The Coca-Cola Company, as a global leader in the beverage industry, faces competition from various companies across different markets. Here’s a summary of its top 5 competitors:
- PepsiCo, Inc. (PEP): PepsiCo is Coca-Cola’s most direct and formidable competitor, with a wide range of beverage products including Pepsi, Mountain Dew, and Gatorade. Beyond beverages, PepsiCo’s diverse portfolio includes snack foods, which gives it a broader base and diversification in the consumer goods sector.
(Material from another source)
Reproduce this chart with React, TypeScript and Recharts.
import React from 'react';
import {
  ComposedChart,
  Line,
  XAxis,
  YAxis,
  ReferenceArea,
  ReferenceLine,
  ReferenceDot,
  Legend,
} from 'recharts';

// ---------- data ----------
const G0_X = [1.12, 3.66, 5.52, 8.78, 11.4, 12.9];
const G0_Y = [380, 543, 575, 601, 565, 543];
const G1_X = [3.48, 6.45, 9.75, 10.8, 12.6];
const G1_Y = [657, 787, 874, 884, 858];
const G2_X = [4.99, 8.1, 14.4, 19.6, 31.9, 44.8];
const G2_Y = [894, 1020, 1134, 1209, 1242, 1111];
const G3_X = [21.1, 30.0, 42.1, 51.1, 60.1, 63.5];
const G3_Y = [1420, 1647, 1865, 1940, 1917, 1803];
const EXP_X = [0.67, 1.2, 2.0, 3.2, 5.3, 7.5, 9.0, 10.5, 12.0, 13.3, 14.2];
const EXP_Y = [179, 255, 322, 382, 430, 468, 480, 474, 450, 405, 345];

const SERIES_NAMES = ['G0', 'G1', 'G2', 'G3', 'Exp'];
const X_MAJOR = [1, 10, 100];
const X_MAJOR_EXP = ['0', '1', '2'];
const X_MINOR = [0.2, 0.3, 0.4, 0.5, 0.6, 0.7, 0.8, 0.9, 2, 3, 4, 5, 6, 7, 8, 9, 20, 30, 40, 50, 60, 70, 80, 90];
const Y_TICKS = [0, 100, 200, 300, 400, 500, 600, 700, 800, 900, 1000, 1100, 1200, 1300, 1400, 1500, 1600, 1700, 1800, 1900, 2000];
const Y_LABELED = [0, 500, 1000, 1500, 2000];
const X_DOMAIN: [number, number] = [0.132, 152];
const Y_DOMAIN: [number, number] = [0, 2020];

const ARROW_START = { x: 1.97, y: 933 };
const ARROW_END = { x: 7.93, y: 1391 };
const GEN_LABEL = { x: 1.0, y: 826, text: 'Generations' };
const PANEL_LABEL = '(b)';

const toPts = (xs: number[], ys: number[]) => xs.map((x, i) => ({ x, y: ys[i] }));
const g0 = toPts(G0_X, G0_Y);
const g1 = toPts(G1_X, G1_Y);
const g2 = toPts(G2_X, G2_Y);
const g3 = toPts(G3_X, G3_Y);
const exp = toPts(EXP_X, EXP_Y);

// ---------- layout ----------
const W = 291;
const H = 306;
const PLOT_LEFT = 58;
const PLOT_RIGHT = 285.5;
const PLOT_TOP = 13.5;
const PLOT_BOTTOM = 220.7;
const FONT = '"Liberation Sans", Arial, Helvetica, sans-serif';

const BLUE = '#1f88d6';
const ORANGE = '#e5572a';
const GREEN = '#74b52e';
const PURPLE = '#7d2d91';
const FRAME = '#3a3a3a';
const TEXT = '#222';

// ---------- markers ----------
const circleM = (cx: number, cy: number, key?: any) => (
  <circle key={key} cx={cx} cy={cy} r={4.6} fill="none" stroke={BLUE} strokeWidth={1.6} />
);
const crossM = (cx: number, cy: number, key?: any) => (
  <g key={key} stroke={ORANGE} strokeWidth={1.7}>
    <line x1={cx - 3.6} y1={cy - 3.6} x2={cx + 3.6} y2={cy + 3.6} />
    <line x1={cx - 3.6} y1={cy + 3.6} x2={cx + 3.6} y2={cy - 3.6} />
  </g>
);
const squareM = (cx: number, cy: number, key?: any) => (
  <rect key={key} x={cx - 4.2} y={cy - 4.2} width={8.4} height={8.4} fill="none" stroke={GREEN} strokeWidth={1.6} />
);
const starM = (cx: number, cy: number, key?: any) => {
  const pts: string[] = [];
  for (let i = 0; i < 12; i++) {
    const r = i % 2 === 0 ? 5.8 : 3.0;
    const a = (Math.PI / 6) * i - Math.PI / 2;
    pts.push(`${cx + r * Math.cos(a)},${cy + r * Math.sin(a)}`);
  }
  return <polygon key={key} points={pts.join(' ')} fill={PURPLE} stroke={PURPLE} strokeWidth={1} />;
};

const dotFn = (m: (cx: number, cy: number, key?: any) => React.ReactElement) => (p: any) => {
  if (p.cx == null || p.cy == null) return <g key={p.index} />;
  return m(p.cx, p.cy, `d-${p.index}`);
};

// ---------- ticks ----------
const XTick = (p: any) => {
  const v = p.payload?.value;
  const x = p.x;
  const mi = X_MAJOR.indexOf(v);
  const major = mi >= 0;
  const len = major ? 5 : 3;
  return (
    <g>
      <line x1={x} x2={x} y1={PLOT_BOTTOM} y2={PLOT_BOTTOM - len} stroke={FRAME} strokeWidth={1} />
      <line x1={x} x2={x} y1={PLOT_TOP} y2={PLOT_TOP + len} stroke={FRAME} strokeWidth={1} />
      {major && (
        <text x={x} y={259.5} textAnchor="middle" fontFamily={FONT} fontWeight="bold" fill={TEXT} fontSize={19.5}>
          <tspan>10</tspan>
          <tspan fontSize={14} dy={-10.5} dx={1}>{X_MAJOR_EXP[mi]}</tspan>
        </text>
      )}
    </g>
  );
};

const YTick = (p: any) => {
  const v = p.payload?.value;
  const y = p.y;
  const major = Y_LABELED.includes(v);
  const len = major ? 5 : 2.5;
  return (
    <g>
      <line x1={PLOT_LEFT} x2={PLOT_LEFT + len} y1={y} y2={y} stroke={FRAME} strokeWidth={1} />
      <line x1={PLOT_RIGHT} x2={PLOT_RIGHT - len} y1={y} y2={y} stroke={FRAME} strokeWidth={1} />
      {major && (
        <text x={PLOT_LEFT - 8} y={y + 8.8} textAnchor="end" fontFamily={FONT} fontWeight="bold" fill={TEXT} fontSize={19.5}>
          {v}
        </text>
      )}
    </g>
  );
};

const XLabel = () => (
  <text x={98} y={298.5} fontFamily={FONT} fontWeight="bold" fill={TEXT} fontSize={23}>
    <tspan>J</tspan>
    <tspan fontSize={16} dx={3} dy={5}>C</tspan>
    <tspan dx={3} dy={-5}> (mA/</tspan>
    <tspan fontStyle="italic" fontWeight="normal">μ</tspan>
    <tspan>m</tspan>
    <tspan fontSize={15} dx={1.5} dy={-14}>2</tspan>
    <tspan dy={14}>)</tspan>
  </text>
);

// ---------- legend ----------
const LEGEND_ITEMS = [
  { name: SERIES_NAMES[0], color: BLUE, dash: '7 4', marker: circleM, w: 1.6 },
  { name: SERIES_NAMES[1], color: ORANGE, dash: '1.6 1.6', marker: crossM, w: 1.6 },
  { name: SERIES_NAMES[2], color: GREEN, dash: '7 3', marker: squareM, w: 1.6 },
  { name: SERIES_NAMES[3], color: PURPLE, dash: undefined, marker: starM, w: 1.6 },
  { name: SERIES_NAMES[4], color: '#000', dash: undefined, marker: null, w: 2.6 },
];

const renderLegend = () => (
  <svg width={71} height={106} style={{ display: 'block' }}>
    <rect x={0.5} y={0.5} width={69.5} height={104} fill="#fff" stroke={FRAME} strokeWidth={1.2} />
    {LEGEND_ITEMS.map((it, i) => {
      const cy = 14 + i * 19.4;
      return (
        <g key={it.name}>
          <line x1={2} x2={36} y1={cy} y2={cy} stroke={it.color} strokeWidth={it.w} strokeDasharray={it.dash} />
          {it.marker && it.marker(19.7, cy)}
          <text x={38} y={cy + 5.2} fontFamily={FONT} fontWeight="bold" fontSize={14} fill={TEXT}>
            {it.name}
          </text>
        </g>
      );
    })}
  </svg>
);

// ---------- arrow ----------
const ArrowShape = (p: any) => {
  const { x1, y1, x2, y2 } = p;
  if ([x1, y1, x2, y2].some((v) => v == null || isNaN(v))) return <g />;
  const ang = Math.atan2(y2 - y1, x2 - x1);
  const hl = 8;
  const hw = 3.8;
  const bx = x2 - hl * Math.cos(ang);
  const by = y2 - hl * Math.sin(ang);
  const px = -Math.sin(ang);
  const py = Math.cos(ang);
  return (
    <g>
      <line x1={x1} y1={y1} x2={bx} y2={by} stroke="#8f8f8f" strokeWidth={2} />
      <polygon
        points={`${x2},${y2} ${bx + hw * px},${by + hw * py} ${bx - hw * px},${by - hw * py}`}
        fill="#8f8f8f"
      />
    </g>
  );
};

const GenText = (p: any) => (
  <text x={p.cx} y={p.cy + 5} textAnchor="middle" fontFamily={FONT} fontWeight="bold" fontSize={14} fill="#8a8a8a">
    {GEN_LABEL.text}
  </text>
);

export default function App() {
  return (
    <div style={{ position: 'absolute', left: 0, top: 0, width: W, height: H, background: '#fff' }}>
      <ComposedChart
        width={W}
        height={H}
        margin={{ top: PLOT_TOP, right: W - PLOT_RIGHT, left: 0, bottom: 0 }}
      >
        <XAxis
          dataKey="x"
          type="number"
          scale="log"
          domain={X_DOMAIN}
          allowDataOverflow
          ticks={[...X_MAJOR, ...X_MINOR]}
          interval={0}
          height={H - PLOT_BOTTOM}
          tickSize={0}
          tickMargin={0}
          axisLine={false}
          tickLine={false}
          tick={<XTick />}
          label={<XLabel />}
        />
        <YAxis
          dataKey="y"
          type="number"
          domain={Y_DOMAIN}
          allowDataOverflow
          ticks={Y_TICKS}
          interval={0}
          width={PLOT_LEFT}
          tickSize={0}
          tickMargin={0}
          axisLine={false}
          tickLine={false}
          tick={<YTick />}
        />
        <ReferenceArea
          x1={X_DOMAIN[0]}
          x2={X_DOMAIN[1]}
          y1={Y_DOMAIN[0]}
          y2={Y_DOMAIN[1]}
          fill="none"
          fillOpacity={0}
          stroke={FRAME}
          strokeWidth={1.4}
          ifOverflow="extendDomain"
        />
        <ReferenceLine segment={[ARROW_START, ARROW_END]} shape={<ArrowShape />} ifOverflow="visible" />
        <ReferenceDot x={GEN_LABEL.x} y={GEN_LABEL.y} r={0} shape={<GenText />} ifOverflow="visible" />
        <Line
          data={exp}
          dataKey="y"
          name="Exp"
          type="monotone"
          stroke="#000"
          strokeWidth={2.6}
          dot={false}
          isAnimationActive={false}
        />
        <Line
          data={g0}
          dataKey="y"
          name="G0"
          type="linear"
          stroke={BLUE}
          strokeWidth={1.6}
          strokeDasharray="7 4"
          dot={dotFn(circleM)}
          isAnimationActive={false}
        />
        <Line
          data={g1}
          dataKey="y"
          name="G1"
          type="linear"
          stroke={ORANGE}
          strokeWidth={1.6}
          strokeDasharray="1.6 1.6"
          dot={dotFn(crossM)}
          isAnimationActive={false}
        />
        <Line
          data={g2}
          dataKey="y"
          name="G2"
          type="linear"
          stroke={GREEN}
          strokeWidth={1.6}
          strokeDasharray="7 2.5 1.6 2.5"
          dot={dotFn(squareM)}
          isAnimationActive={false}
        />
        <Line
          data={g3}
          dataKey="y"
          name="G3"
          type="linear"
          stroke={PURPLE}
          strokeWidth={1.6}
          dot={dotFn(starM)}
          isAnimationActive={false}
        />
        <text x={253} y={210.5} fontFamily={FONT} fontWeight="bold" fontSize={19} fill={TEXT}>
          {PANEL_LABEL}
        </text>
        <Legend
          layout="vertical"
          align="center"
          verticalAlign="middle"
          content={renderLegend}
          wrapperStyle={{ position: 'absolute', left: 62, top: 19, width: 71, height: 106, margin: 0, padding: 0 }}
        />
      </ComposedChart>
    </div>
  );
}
- Nestlé S.A.: Nestlé, the world’s largest food and beverage company, competes with Coca-Cola in the water, juice, and ready-to-drink segments with brands like Nestea, San Pellegrino, and Pure Life. Nestlé’s extensive portfolio in food, baby nutrition, and coffee also provides a strong foundation for cross-category competition.
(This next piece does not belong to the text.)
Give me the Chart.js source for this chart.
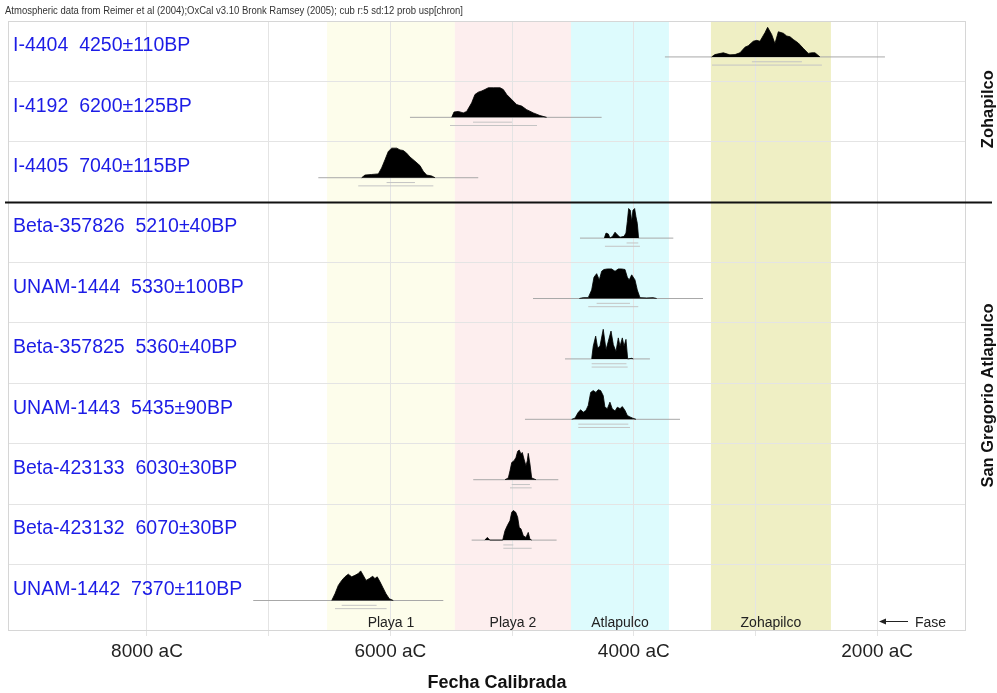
<!DOCTYPE html>
<html>
<head>
<meta charset="utf-8">
<script src="https://cdn.jsdelivr.net/npm/chart.js@4.4.1/dist/chart.umd.min.js"></script>
<style>
  html, body { margin: 0; padding: 0; background: #fff; }
</style>
</head>
<body>
<canvas id="c" width="997" height="693"></canvas>
<script>
// muestras (de arriba a abajo)
const labCodes = ['I-4404', 'I-4192', 'I-4405', 'Beta-357826', 'UNAM-1444', 'Beta-357825', 'UNAM-1443', 'Beta-423133', 'Beta-423132', 'UNAM-1442'];
const labAges = ['4250±110BP', '6200±125BP', '7040±115BP', '5210±40BP', '5330±100BP', '5360±40BP', '5435±90BP', '6030±30BP', '6070±30BP', '7370±110BP'];
const groupNames = ['Zohapilco', 'San Gregorio Atlapulco'];

// fases (años aC)
const phaseNames = ['Playa 1', 'Playa 2', 'Atlapulco', 'Zohapilco'];
const phaseFrom = [6520, 5470, 4516, 3366];
const phaseTo = [5470, 4516, 3711, 2380];

// eje
const tickYears = [2000, 3000, 4000, 5000, 6000, 7000, 8000];
const xMin = 1270, xMax = 9142;

// distribuciones calibradas: años aC y densidad relativa
const yrsI4404 = [3360, 3333, 3264, 3210, 3168, 3127, 3086, 3059, 3018, 2990, 2963, 2922, 2900, 2867, 2840, 2812, 2771, 2744, 2716, 2689, 2648, 2607, 2566, 2538, 2511, 2470];
const denI4404 = [0, 0.08, 0.14, 0.07, 0.08, 0.14, 0.33, 0.38, 0.53, 0.56, 0.53, 0.82, 1, 0.76, 0.45, 0.85, 0.8, 0.71, 0.68, 0.59, 0.47, 0.29, 0.12, 0.14, 0.14, 0];
const yrsI4192 = [5496, 5477, 5442, 5401, 5373, 5332, 5305, 5278, 5250, 5223, 5195, 5154, 5099, 5072, 5044, 5003, 4962, 4921, 4880, 4825, 4771, 4716];
const denI4192 = [0, 0.18, 0.2, 0.15, 0.2, 0.49, 0.77, 0.85, 0.89, 0.94, 1, 1, 1, 0.94, 0.77, 0.6, 0.43, 0.38, 0.26, 0.15, 0.06, 0];
const yrsI4405 = [6236, 6209, 6154, 6099, 6072, 6044, 6017, 5989, 5948, 5921, 5894, 5866, 5839, 5798, 5757, 5730, 5702, 5661, 5633];
const denI4405 = [0, 0.09, 0.11, 0.13, 0.33, 0.61, 0.89, 1, 1, 0.94, 0.92, 0.83, 0.7, 0.56, 0.41, 0.22, 0.09, 0.06, 0];
const yrsB357826 = [4242, 4228, 4209, 4196, 4174, 4154, 4135, 4113, 4080, 4064, 4053, 4042, 4028, 4017, 4007, 3993, 3982, 3971, 3960];
const denB357826 = [0, 0.17, 0.14, 0, 0.06, 0.2, 0.11, 0.03, 0.06, 0.17, 0.56, 1, 0.94, 0.56, 0.94, 1, 0.72, 0.5, 0];
const yrsU1444 = [4447, 4415, 4374, 4346, 4327, 4305, 4283, 4264, 4245, 4217, 4182, 4154, 4127, 4100, 4072, 4053, 4037, 4017, 3990, 3971, 3949, 3894, 3840, 3812];
const denU1444 = [0, 0.03, 0.03, 0.29, 0.72, 0.84, 0.63, 0.92, 0.98, 1, 1, 0.92, 1, 1, 0.98, 0.72, 0.63, 0.8, 0.63, 0.29, 0.03, 0.02, 0.03, 0];
const yrsB357825 = [4346, 4333, 4313, 4297, 4278, 4251, 4228, 4209, 4187, 4168, 4146, 4127, 4113, 4094, 4080, 4064, 4050, 4017, 4004];
const denB357825 = [0, 0.43, 0.77, 0.37, 0.43, 1, 0.31, 0.6, 0.94, 0.48, 0.25, 0.71, 0.43, 0.71, 0.43, 0.66, 0, 0.02, 0];
const yrsU1443 = [4510, 4483, 4456, 4436, 4415, 4393, 4374, 4354, 4333, 4311, 4292, 4272, 4251, 4237, 4217, 4196, 4177, 4154, 4135, 4113, 4094, 4072, 4053, 4031, 4009, 3982];
const denU1443 = [0, 0.04, 0.24, 0.32, 0.24, 0.3, 0.47, 0.91, 0.97, 0.91, 1, 0.97, 0.8, 0.41, 0.36, 0.58, 0.36, 0.28, 0.41, 0.36, 0.43, 0.3, 0.13, 0.08, 0.04, 0];
const yrsB423133 = [5058, 5031, 5017, 5003, 4984, 4968, 4954, 4941, 4927, 4916, 4902, 4886, 4875, 4867, 4853, 4839, 4804];
const denB423133 = [0, 0.06, 0.3, 0.58, 0.64, 0.75, 0.96, 1, 0.87, 0.92, 0.7, 0.47, 0.64, 0.89, 0.53, 0.06, 0];
const yrsB423132 = [5223, 5204, 5182, 5077, 5058, 5039, 5017, 5003, 4990, 4970, 4954, 4941, 4927, 4908, 4886, 4867, 4853, 4839];
const denB423132 = [0, 0.09, 0, 0, 0.32, 0.49, 0.66, 0.94, 1, 0.94, 0.77, 0.43, 0.38, 0.15, 0.09, 0.26, 0.03, 0];
const yrsU1442 = [6482, 6455, 6428, 6400, 6373, 6346, 6318, 6291, 6264, 6244, 6223, 6200, 6173, 6145, 6127, 6108, 6085, 6063, 6036, 6009, 5976];
const denU1442 = [0, 0.23, 0.51, 0.68, 0.8, 0.89, 0.8, 0.85, 0.91, 1, 0.85, 0.68, 0.74, 0.82, 0.74, 0.8, 0.63, 0.45, 0.23, 0.06, 0];

// linea gris y rangos 1 sigma / 2 sigma
const lineFrom = [3744, 5839, 6592, 4442, 4828, 4565, 4894, 5319, 5332, 7127];
const lineTo = [1936, 4264, 5278, 3675, 3431, 3867, 3620, 4620, 4634, 5565];
const sig1From = [3029, 5321, 6031, 4059, 4305, 4346, 4456, 5003, 5072, 6400];
const sig1To = [2618, 5001, 5798, 3963, 4031, 4060, 4045, 4853, 4990, 6113];
const sig2From = [3357, 5510, 6264, 4237, 4374, 4346, 4456, 5017, 5072, 6455];
const sig2To = [2454, 4795, 5647, 3949, 3963, 4050, 4031, 4839, 4839, 6031];

const dists = [
  [yrsI4404, denI4404], [yrsI4192, denI4192], [yrsI4405, denI4405],
  [yrsB357826, denB357826], [yrsU1444, denU1444], [yrsB357825, denB357825],
  [yrsU1443, denU1443], [yrsB423133, denB423133], [yrsB423132, denB423132],
  [yrsU1442, denU1442]
];

const FONT = '"Liberation Sans", Arial, sans-serif';
const phaseColors = ['#fdfdeb', '#fdeeee', '#ddfbfd', '#efefc4'];
const BASE = 0.595, AMP = 0.49;

const datasets = [];
dists.forEach(([yrs, den], i) => {
  const base = i + BASE;
  datasets.push({
    data: yrs.map((x, k) => ({ x: x, y: base - den[k] * AMP })),
    borderColor: '#000', backgroundColor: '#000', borderWidth: 0.8,
    fill: { value: base }, pointRadius: 0, order: 0
  });
  datasets.push({
    data: [{ x: lineFrom[i], y: base }, { x: lineTo[i], y: base }],
    borderColor: '#a8a8a8', borderWidth: 1, pointRadius: 0, fill: false, order: 1
  });
  datasets.push({
    data: [{ x: sig1From[i], y: base + 0.08 }, { x: sig1To[i], y: base + 0.08 }],
    borderColor: '#c4c4c4', borderWidth: 1, pointRadius: 0, fill: false, order: 1
  });
  datasets.push({
    data: [{ x: sig2From[i], y: base + 0.135 }, { x: sig2To[i], y: base + 0.135 }],
    borderColor: '#c4c4c4', borderWidth: 1, pointRadius: 0, fill: false, order: 1
  });
});

const decor = {
  id: 'decor',
  beforeDraw(chart) {
    const { ctx, chartArea: a, scales: { x } } = chart;
    ctx.save();
    ctx.fillStyle = '#fff';
    ctx.fillRect(0, 0, chart.width, chart.height);
    phaseNames.forEach((n, i) => {
      const x0 = x.getPixelForValue(phaseFrom[i]);
      const x1 = x.getPixelForValue(phaseTo[i]);
      ctx.fillStyle = phaseColors[i];
      ctx.fillRect(x0, a.top, x1 - x0, a.bottom - a.top);
    });
    ctx.restore();
  },
  afterDatasetsDraw(chart) {
    const { ctx, chartArea: a, scales: { x, y } } = chart;
    ctx.save();
    // marco
    ctx.strokeStyle = '#d6d6d6';
    ctx.lineWidth = 1;
    ctx.strokeRect(a.left + 0.5, a.top + 0.5, a.right - a.left - 1, a.bottom - a.top - 1);

    // separador de grupos
    const ySep = Math.round(y.getPixelForValue(3)) + 0.5;
    ctx.strokeStyle = '#111';
    ctx.lineWidth = 2;
    ctx.beginPath(); ctx.moveTo(5, ySep); ctx.lineTo(992, ySep); ctx.stroke();

    // etiquetas de muestras
    ctx.fillStyle = '#1c1ce6';
    ctx.font = '19.5px ' + FONT;
    ctx.textBaseline = 'middle';
    ctx.textAlign = 'left';
    labCodes.forEach((c, i) => {
      ctx.fillText(c + '  ' + labAges[i], 13, y.getPixelForValue(i + 0.41));
    });

    // nombres de fase
    ctx.fillStyle = '#222';
    ctx.font = '14px ' + FONT;
    ctx.textAlign = 'center';
    ctx.textBaseline = 'alphabetic';
    phaseNames.forEach((n, i) => {
      const xc = (x.getPixelForValue(phaseFrom[i]) + x.getPixelForValue(phaseTo[i])) / 2;
      ctx.fillText(n, xc, a.bottom - 4);
    });
    ctx.textAlign = 'left';
    ctx.fillText('Fase', 915, a.bottom - 4);
    ctx.strokeStyle = '#222';
    ctx.lineWidth = 1;
    ctx.beginPath(); ctx.moveTo(881, a.bottom - 9.5); ctx.lineTo(908, a.bottom - 9.5); ctx.stroke();
    ctx.beginPath();
    ctx.moveTo(879, a.bottom - 9.5); ctx.lineTo(886, a.bottom - 12.5); ctx.lineTo(886, a.bottom - 6.5);
    ctx.closePath(); ctx.fillStyle = '#222'; ctx.fill();

    // grupos (vertical)
    ctx.fillStyle = '#111';
    ctx.font = 'bold 16.5px ' + FONT;
    ctx.textAlign = 'center';
    ctx.textBaseline = 'middle';
    [[groupNames[0], 1.46], [groupNames[1], 6.2]].forEach(([t, r]) => {
      ctx.save();
      ctx.translate(988, y.getPixelForValue(r));
      ctx.rotate(-Math.PI / 2);
      ctx.fillText(t, 0, 0);
      ctx.restore();
    });

    // cabecera
    ctx.fillStyle = '#333';
    ctx.font = '10px ' + FONT;
    ctx.textAlign = 'left';
    ctx.fillText('Atmospheric data from Reimer et al (2004);OxCal v3.10 Bronk Ramsey (2005); cub r:5 sd:12 prob usp[chron]', 5, 11, 458);

    // título del eje
    ctx.fillStyle = '#111';
    ctx.font = 'bold 18px ' + FONT;
    ctx.textAlign = 'center';
    ctx.fillText('Fecha Calibrada', 497, 683);
    ctx.restore();
  }
};

new Chart(document.getElementById('c'), {
  type: 'line',
  data: { datasets: datasets },
  options: {
    responsive: false,
    animation: false,
    events: [],
    layout: { padding: { left: 8, right: 31, top: 21, bottom: 0 } },
    plugins: { legend: { display: false }, tooltip: { enabled: false } },
    scales: {
      x: {
        type: 'linear', reverse: true, min: xMin, max: xMax,
        afterBuildTicks: s => { s.ticks = tickYears.map(v => ({ value: v })); },
        afterFit: s => { s.height = 62; },
        grid: { color: '#e4e4e4', tickLength: 5 },
        border: { display: false },
        ticks: {
          padding: 4, color: '#222', maxRotation: 0, autoSkip: false,
          font: { family: FONT, size: 19 },
          callback: v => (v % 2000 === 0 ? v + ' aC' : '')
        }
      },
      y: {
        type: 'linear', reverse: true, min: 0, max: 10.1,
        afterBuildTicks: s => { s.ticks = [1, 2, 4, 5, 6, 7, 8, 9].map(v => ({ value: v })); },
        afterFit: s => { s.width = 0; },
        grid: { color: '#e4e4e4', drawTicks: false },
        border: { display: false },
        ticks: { display: false }
      }
    }
  },
  plugins: [decor]
});
</script>
</body>
</html>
- Dr Pepper Snapple Group (now part of Keurig Dr Pepper): This company offers a competitive range of soft drinks, juices, and tea, including Dr Pepper, 7UP, and Snapple. Keurig Dr Pepper’s unique position with its coffee and beverage systems adds another dimension to its rivalry with Coca-Cola.
- Red Bull GmbH: Specializing in energy drinks, Red Bull is a significant competitor in the high-growth energy segment. Its global brand presence and marketing prowess make it a key player in the beverage industry, directly competing with Coca-Cola’s energy drink offerings.
- Monster Beverage Corporation: As a leading marketer and distributor of energy drinks and alternative beverages, Monster is a direct competitor to Coca-Cola’s energy drink line. Coca-Cola is also a significant investor in Monster, which represents a strategic partnership as well as competition in the energy drink market.
These competitors represent significant challenges to Coca-Cola in various segments of the global beverage market, from soft drinks and energy drinks to water and juices. Each brings unique strengths and product offerings to the table, contributing to a dynamic competitive landscape.